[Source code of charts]

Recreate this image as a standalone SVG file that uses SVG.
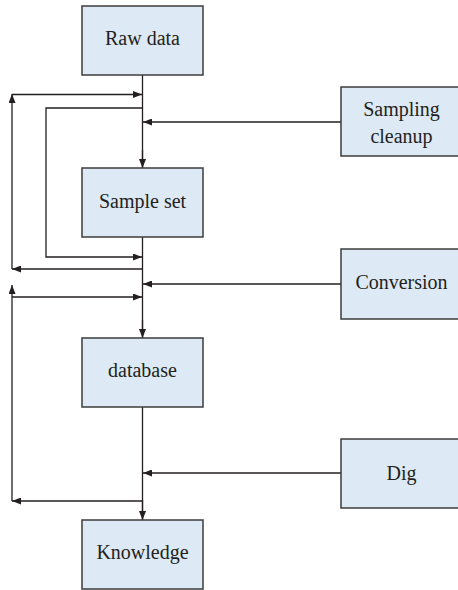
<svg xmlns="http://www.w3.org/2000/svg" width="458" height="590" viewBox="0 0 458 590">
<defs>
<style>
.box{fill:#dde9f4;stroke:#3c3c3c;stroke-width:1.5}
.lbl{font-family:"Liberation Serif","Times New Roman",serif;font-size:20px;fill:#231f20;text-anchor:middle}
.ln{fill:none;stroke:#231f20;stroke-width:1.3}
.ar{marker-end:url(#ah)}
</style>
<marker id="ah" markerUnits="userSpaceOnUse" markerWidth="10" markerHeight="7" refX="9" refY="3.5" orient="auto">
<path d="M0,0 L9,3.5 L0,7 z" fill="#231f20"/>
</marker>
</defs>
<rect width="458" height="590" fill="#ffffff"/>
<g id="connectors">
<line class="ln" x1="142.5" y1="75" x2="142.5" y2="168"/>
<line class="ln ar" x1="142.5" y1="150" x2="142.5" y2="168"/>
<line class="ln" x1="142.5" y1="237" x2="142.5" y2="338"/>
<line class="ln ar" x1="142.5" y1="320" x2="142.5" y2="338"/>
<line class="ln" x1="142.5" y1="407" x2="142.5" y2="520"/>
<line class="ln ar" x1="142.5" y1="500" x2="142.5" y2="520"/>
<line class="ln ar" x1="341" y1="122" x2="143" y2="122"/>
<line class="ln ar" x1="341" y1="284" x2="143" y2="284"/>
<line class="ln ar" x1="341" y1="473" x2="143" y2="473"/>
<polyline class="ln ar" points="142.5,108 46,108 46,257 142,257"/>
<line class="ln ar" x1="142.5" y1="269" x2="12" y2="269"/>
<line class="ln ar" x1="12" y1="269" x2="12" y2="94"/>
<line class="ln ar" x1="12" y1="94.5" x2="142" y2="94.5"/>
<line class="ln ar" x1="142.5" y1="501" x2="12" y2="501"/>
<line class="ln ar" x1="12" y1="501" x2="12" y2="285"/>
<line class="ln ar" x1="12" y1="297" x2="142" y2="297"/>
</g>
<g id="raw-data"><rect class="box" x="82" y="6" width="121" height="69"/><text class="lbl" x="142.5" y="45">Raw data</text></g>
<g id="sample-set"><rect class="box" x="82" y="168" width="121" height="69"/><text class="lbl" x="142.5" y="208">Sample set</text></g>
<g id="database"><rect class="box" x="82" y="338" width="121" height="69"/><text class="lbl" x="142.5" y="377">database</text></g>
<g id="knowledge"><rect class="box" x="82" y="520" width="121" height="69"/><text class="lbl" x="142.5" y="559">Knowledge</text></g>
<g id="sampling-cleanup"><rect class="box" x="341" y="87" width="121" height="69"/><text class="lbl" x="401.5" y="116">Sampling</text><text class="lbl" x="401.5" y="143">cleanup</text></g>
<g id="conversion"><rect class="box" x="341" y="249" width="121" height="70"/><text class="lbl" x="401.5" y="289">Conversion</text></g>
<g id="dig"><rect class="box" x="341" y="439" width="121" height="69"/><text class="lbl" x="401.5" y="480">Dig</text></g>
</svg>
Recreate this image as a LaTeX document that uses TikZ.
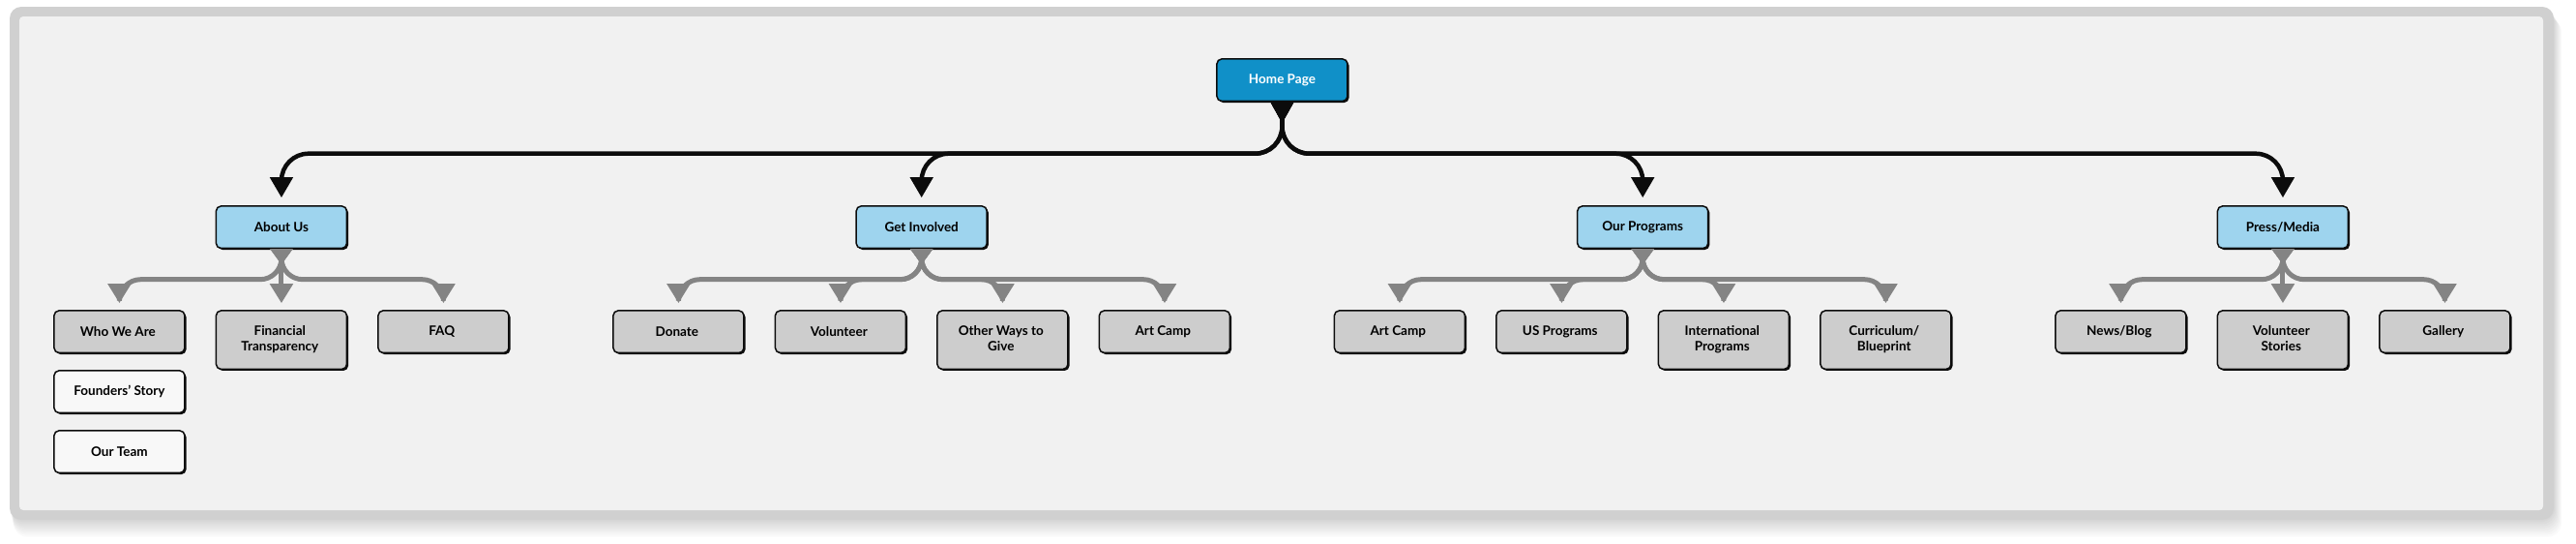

### The task
Output the records above exactly; leave out the pictures.

### Task response
Recreate this image as a standalone SVG file that uses SVG.
<svg xmlns="http://www.w3.org/2000/svg" width="458" height="590" viewBox="0 0 458 590">
<defs>
<style>
.box{fill:#dde9f4;stroke:#3c3c3c;stroke-width:1.5}
.lbl{font-family:"Liberation Serif","Times New Roman",serif;font-size:20px;fill:#231f20;text-anchor:middle}
.ln{fill:none;stroke:#231f20;stroke-width:1.3}
.ar{marker-end:url(#ah)}
</style>
<marker id="ah" markerUnits="userSpaceOnUse" markerWidth="10" markerHeight="7" refX="9" refY="3.5" orient="auto">
<path d="M0,0 L9,3.5 L0,7 z" fill="#231f20"/>
</marker>
</defs>
<rect width="458" height="590" fill="#ffffff"/>
<g id="connectors">
<line class="ln" x1="142.5" y1="75" x2="142.5" y2="168"/>
<line class="ln ar" x1="142.5" y1="150" x2="142.5" y2="168"/>
<line class="ln" x1="142.5" y1="237" x2="142.5" y2="338"/>
<line class="ln ar" x1="142.5" y1="320" x2="142.5" y2="338"/>
<line class="ln" x1="142.5" y1="407" x2="142.5" y2="520"/>
<line class="ln ar" x1="142.5" y1="500" x2="142.5" y2="520"/>
<line class="ln ar" x1="341" y1="122" x2="143" y2="122"/>
<line class="ln ar" x1="341" y1="284" x2="143" y2="284"/>
<line class="ln ar" x1="341" y1="473" x2="143" y2="473"/>
<polyline class="ln ar" points="142.5,108 46,108 46,257 142,257"/>
<line class="ln ar" x1="142.5" y1="269" x2="12" y2="269"/>
<line class="ln ar" x1="12" y1="269" x2="12" y2="94"/>
<line class="ln ar" x1="12" y1="94.5" x2="142" y2="94.5"/>
<line class="ln ar" x1="142.5" y1="501" x2="12" y2="501"/>
<line class="ln ar" x1="12" y1="501" x2="12" y2="285"/>
<line class="ln ar" x1="12" y1="297" x2="142" y2="297"/>
</g>
<g id="raw-data"><rect class="box" x="82" y="6" width="121" height="69"/><text class="lbl" x="142.5" y="45">Raw data</text></g>
<g id="sample-set"><rect class="box" x="82" y="168" width="121" height="69"/><text class="lbl" x="142.5" y="208">Sample set</text></g>
<g id="database"><rect class="box" x="82" y="338" width="121" height="69"/><text class="lbl" x="142.5" y="377">database</text></g>
<g id="knowledge"><rect class="box" x="82" y="520" width="121" height="69"/><text class="lbl" x="142.5" y="559">Knowledge</text></g>
<g id="sampling-cleanup"><rect class="box" x="341" y="87" width="121" height="69"/><text class="lbl" x="401.5" y="116">Sampling</text><text class="lbl" x="401.5" y="143">cleanup</text></g>
<g id="conversion"><rect class="box" x="341" y="249" width="121" height="70"/><text class="lbl" x="401.5" y="289">Conversion</text></g>
<g id="dig"><rect class="box" x="341" y="439" width="121" height="69"/><text class="lbl" x="401.5" y="480">Dig</text></g>
</svg>
Recreate this image as a LaTeX document that uses TikZ.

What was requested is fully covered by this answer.